REPUBLIKA.CO.ID, JAKARTA -- Kementerian Pemuda dan Olahraga (Kemenpora) menegaskan, penyelenggaraan Kongres Tahunan PSSI 2016 di Yogyakarta harus ditaati. Juru Bicara di Kemenpora Gatot Dewa Broto mengatakan keputusan Komite Eksekutif (Exco) PSSI soal penunjukan Kota Makassar, Sulawesi Selatan (Sulsel) sebagai tuan rumah Kongres Pemilihan, dapat dianulir.
"Sejauh ini (Kemenpora menilai usulan kongres di Yogyakarta) wajib ditaati PSSI," ujar dia lewat pesan singkatnya kepada Republika.co.id, Senin (12/9).
Gatot, pada Ahad (11/9) menjelaskan, permintaan kementeriannya agar Kongres Pemilihan dilakukan di Yogyakarta bukan intervensi pemerintah soal proses regenerasi di badan induk sepak bola nasional tersebut.
Akan tetapi, dia menjelaskan, permintaan agar PSSI melangsungkan Kongres Tahunan di Yogyakarta tersebut, bagian dari hak yang dimiliki kementeriannya. Menurut dia hak tersebut berawal dari permintaan rekomendasi tentang lokasi kongres yang diminta Exco PSSI kepada Kemenpora.
"Substansi pemindahan kota (tuan rumah kongres) semata-mata karena pemerintah mengingatkan PSSI untuk kembali ke titik nol tempat lahirnya PSSI," ujar dia.
Kata dia, keputusan pemerintah agar Exco PSSI memindah lokasi kongres, sudah final. Ketika ditanya apakah Kemenpora bakal memberikan sanksi baru bagi PSSI jika tuan rumah Kongres Tahunan tetap mengambil lokasi di Tanah Bugis?

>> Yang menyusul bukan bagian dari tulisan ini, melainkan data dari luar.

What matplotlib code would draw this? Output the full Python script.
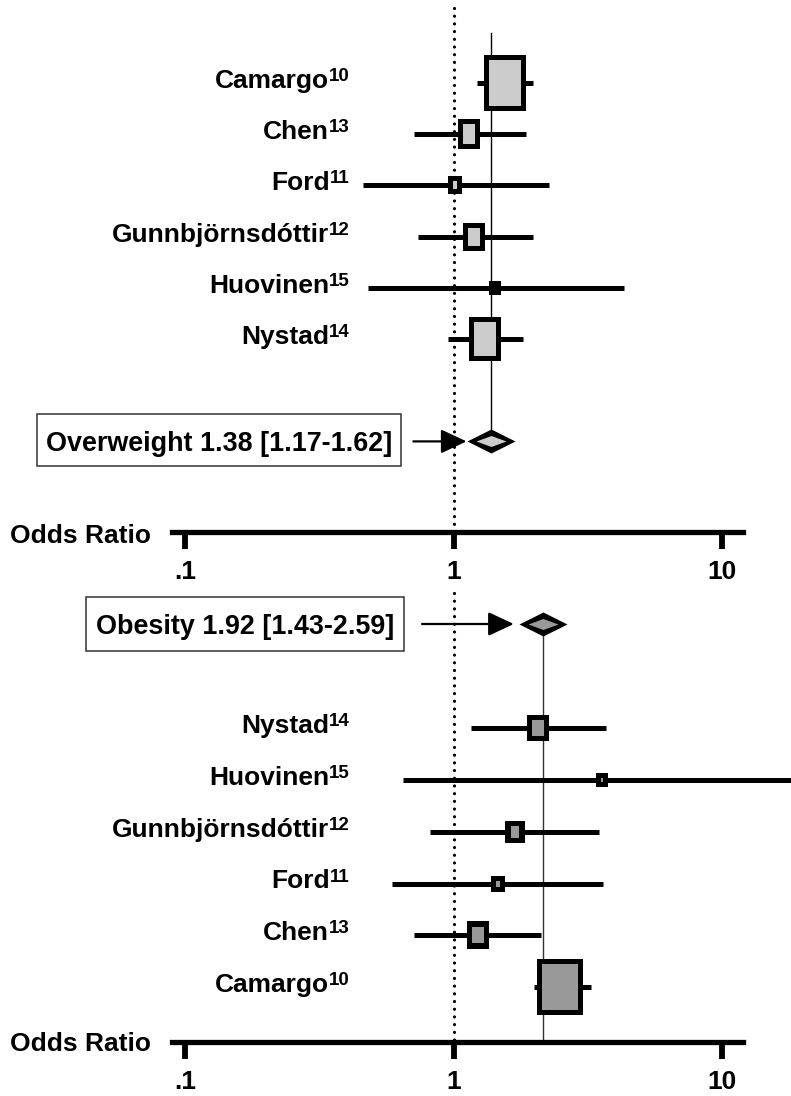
import numpy as np
import matplotlib
matplotlib.use("Agg")
import matplotlib.pyplot as plt
from matplotlib.path import Path
from matplotlib.markers import MarkerStyle
from matplotlib.patches import Rectangle
from matplotlib.ticker import NullLocator
from matplotlib.transforms import blended_transform_factory, offset_copy

# ---------------- data ----------------
ow_studies = ["Camargo", "Chen", "Ford", "Gunnbjörnsdóttir", "Huovinen", "Nystad"]
ow_refs = ["10", "13", "11", "12", "15", "14"]
ow_or = [1.55, 1.14, 1.01, 1.19, 1.43, 1.31]
ow_lo = [1.22, 0.71, 0.46, 0.74, 0.48, 0.95]
ow_hi = [1.98, 1.86, 2.27, 1.98, 4.33, 1.81]
ow_weight = [47.5, 11.0, 3.4, 10.1, 1.5, 26.4]
ow_pooled = 1.38
ow_label = "Overweight 1.38 [1.17-1.62]"

ob_studies = ["Nystad", "Huovinen", "Gunnbjörnsdóttir", "Ford", "Chen", "Camargo"]
ob_refs = ["14", "15", "12", "11", "13", "10"]
ob_or = [2.07, 3.57, 1.70, 1.46, 1.23, 2.49]
ob_lo = [1.16, 0.65, 0.82, 0.59, 0.71, 1.99]
ob_hi = [3.70, 20.0, 3.47, 3.59, 2.11, 3.24]
ob_weight = [11.1, 2.3, 7.3, 3.5, 11.9, 63.8]
ob_pooled = 2.15
ob_label = "Obesity 1.92 [1.43-2.59]"

tick_vals = [0.1, 1, 10]
tick_labels = [".1", "1", "10"]
axis_title = "Odds Ratio"

# ---------------- style / layout ----------------
W, H = 791, 1096
plt.rcParams['font.family'] = ['Liberation Sans', 'DejaVu Sans']
plt.rcParams['font.weight'] = 'bold'
fig = plt.figure(figsize=(W / 100, H / 100), dpi=100)

PT = 0.72  # points per pixel at 100 dpi


def fx(px):
    return px / W


def fy(py):
    return 1 - py / H


ONE_PX = 453.5
DECADE = 268.5
XMIN = 10 ** (-ONE_PX / DECADE)
XMAX = 10 ** ((W - ONE_PX) / DECADE)
SPINE_L = 10 ** ((172 - ONE_PX) / DECADE)
SPINE_R = 10 ** ((743 - ONE_PX) / DECADE)

LIGHT = "#cccccc"
DARK = "#999999"
CI_LW = 5.0 * PT
EDGE = 5.2  # px, box border


def poly_marker(v):
    v = list(v) + [v[0]]
    codes = [Path.MOVETO] + [Path.LINETO] * (len(v) - 2) + [Path.CLOSEPOLY]
    return MarkerStyle(Path(v, codes), joinstyle='miter')


def rect_marker(w, h):
    m = max(w, h)
    a, b = w / m / 2, h / m / 2
    return poly_marker([(-a, -b), (a, -b), (a, b), (-a, b)]), m


def diamond_marker(w, h):
    m = max(w, h)
    a, b = w / m / 2, h / m / 2
    return poly_marker([(-a, 0), (0, b), (a, 0), (0, -b)]), m


def setup_axis(ax, ylim):
    ax.set_xscale('log')
    ax.set_xlim(XMIN, XMAX)
    ax.set_ylim(*ylim)
    for s in ['top', 'left', 'right']:
        ax.spines[s].set_visible(False)
    ax.spines['bottom'].set_linewidth(3.8)
    ax.spines['bottom'].set_bounds(SPINE_L, SPINE_R)
    ax.set_xticks(tick_vals)
    ax.set_xticklabels(tick_labels)
    ax.xaxis.set_minor_locator(NullLocator())
    ax.tick_params(axis='x', direction='out', length=12, width=4.2, pad=8.5,
                   labelsize=19)
    ax.set_yticks([])
    ax.patch.set_visible(False)


def draw_label(ax, row, name, ref, renderer):
    base = blended_transform_factory(fig.transFigure, ax.transData)
    sup = ax.text(fx(350), row, ref, ha='right', va='baseline', fontsize=13.5,
                  fontweight='bold',
                  transform=offset_copy(base, fig=fig, x=0, y=2, units='dots'))
    bb = sup.get_window_extent(renderer)
    xfrac = fig.transFigure.inverted().transform((bb.x0, 0))[0]
    ax.text(xfrac, row, name, ha='right', va='baseline', fontsize=19,
            fontweight='bold',
            transform=offset_copy(base, fig=fig, x=0, y=-5, units='dots'))


def draw_box(ax, x, y, w_out, h_out, fill):
    mk_o, s_o = rect_marker(w_out, h_out)
    ax.plot([x], [y], marker=mk_o, ms=s_o * PT, mfc='black', mew=0, ls='none', zorder=3)
    w_in, h_in = w_out - 2 * EDGE, h_out - 2 * EDGE
    if w_in > 1.5 and h_in > 1.5:
        mk_i, s_i = rect_marker(w_in, h_in)
        ax.plot([x], [y], marker=mk_i, ms=s_i * PT, mfc=fill, mew=0, ls='none',
                zorder=3.5)


def draw_diamond(ax, x, y, fill):
    mk_o, s_o = diamond_marker(48, 24)
    ax.plot([x], [y], marker=mk_o, ms=s_o * PT, mfc='black', mew=0, ls='none', zorder=4)
    mk_i, s_i = diamond_marker(30, 11)
    ax.plot([x], [y], marker=mk_i, ms=s_i * PT, mfc=fill, mew=0, ls='none', zorder=4.5)


def draw_studies(ax, rows, names, refs, ors, los, his, weights, fill, aspect, renderer):
    wmax = max(weights)
    for r, n, rf, o, lo, hi, w in zip(rows, names, refs, ors, los, his, weights):
        ax.plot([lo, hi], [r, r], color='black', lw=CI_LW, solid_capstyle='butt', zorder=2)
        s = 52 * np.sqrt(w / wmax)
        draw_box(ax, o, r, aspect * s + 4.8, s + 4.8, fill)
        draw_label(ax, r, n, rf, renderer)


renderer = fig.canvas.get_renderer()

# ---------------- top panel (overweight) ----------------
TOP0, TOPSTEP = 83, 51.2
ax1 = fig.add_axes([0, fy(532), 1, fy(0) - fy(532)])
setup_axis(ax1, ((532 - TOP0) / TOPSTEP, -TOP0 / TOPSTEP))
ow_rows = list(range(len(ow_studies)))
ow_pool_row = 7
ax1.plot([1, 1], [(8 - TOP0) / TOPSTEP, (532 - TOP0) / TOPSTEP], color='black',
         lw=2.3, ls=(0, (0.01, 2.4)), dash_capstyle='round', zorder=1)
ax1.plot([ow_pooled, ow_pooled], [(33 - TOP0) / TOPSTEP, ow_pool_row],
         color='black', lw=1.0, zorder=1)
draw_studies(ax1, ow_rows, ow_studies, ow_refs, ow_or, ow_lo, ow_hi, ow_weight,
             LIGHT, 0.72, renderer)
draw_diamond(ax1, ow_pooled, ow_pool_row, LIGHT)
ax1.annotate('', xy=(ow_pooled, ow_pool_row), xytext=(-77.7 * PT, 0),
             textcoords='offset points',
             arrowprops=dict(arrowstyle='-|>,head_length=0.79,head_width=0.37',
                             mutation_scale=20, lw=1.6, color='black',
                             shrinkA=0, shrinkB=24.5 * PT))

# ---------------- bottom panel (obesity) ----------------
BOT0, BOTSTEP = 624, 51.9
ax2 = fig.add_axes([0, fy(1041.7), 1, fy(590) - fy(1041.7)])
setup_axis(ax2, ((1041.7 - BOT0) / BOTSTEP, (590 - BOT0) / BOTSTEP))
ob_rows = [r + 2 for r in range(len(ob_studies))]
ob_pool_row = 0
ax2.plot([1, 1], [(593 - BOT0) / BOTSTEP, (1041.7 - BOT0) / BOTSTEP], color='black',
         lw=2.3, ls=(0, (0.01, 2.4)), dash_capstyle='round', zorder=1)
ax2.plot([ob_pooled, ob_pooled], [ob_pool_row, (1041.7 - BOT0) / BOTSTEP],
         color='#333333', lw=1.0, zorder=1)
draw_studies(ax2, ob_rows, ob_studies, ob_refs, ob_or, ob_lo, ob_hi, ob_weight,
             DARK, 0.81, renderer)
draw_diamond(ax2, ob_pooled, ob_pool_row, DARK)
ax2.annotate('', xy=(ob_pooled, ob_pool_row), xytext=(-120.7 * PT, 0),
             textcoords='offset points',
             arrowprops=dict(arrowstyle='-|>,head_length=0.79,head_width=0.37',
                             mutation_scale=20, lw=1.6, color='black',
                             shrinkA=0, shrinkB=29 * PT))

# ---------------- label boxes & axis titles ----------------
fig.add_artist(Rectangle((fx(37), fy(466)), fx(401) - fx(37), fy(414) - fy(466),
                         transform=fig.transFigure, fill=False, ec='#333333', lw=1.1))
fig.text(fx(219), fy(451), ow_label, ha='center', va='baseline', fontsize=19.4,
         fontweight='bold')
fig.add_artist(Rectangle((fx(86), fy(650.7)), fx(403.5) - fx(86), fy(596.7) - fy(650.7),
                         transform=fig.transFigure, fill=False, ec='#333333', lw=1.1))
fig.text(fx(244.7), fy(634), ob_label, ha='center', va='baseline', fontsize=19.4,
         fontweight='bold')

fig.text(fx(151), fy(543), axis_title, ha='right', va='baseline', fontsize=19,
         fontweight='bold')
fig.text(fx(151), fy(1051), axis_title, ha='right', va='baseline', fontsize=19,
         fontweight='bold')

fig.savefig('out.png', dpi=100)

Gatot mengatakan, akan menunggu jawaban resmi dari PSSI. Namun kata dia, permintaan memindahkan lokasi kongres sama artinya dengan regulasi. Menurut dia, PSSI hanya dihadapkan hanya pada dua pilihan, menerima atau menolak.
"Dipatuhi atau dilanggar. Jika dilanggar, ya nggak keluar rekomendasi (pelaksanaan kongresnya)," sambung dia.
Sementara itu, Pelaksana Tugas (Plt) Ketua Umum PSSI, Hinca Panjaitan menegaskan, Kongres Pemilihan tetap dihelat di Makassar, Sulawesi Selatan (Sulsel) 17 Oktober. Hinca mengatakan, Makassar sebagai tuan rumah sudah jauh hari diputus dalam Exco PSSI.
"Ini (persoalan tuan rumah Kongres Tahunan 2016) internal dan domain PSSI. Mudah-mudahan pemerintah dapat memahami dan menghormatinya," ujar Hinca kepada Republika, Ahad (11/9).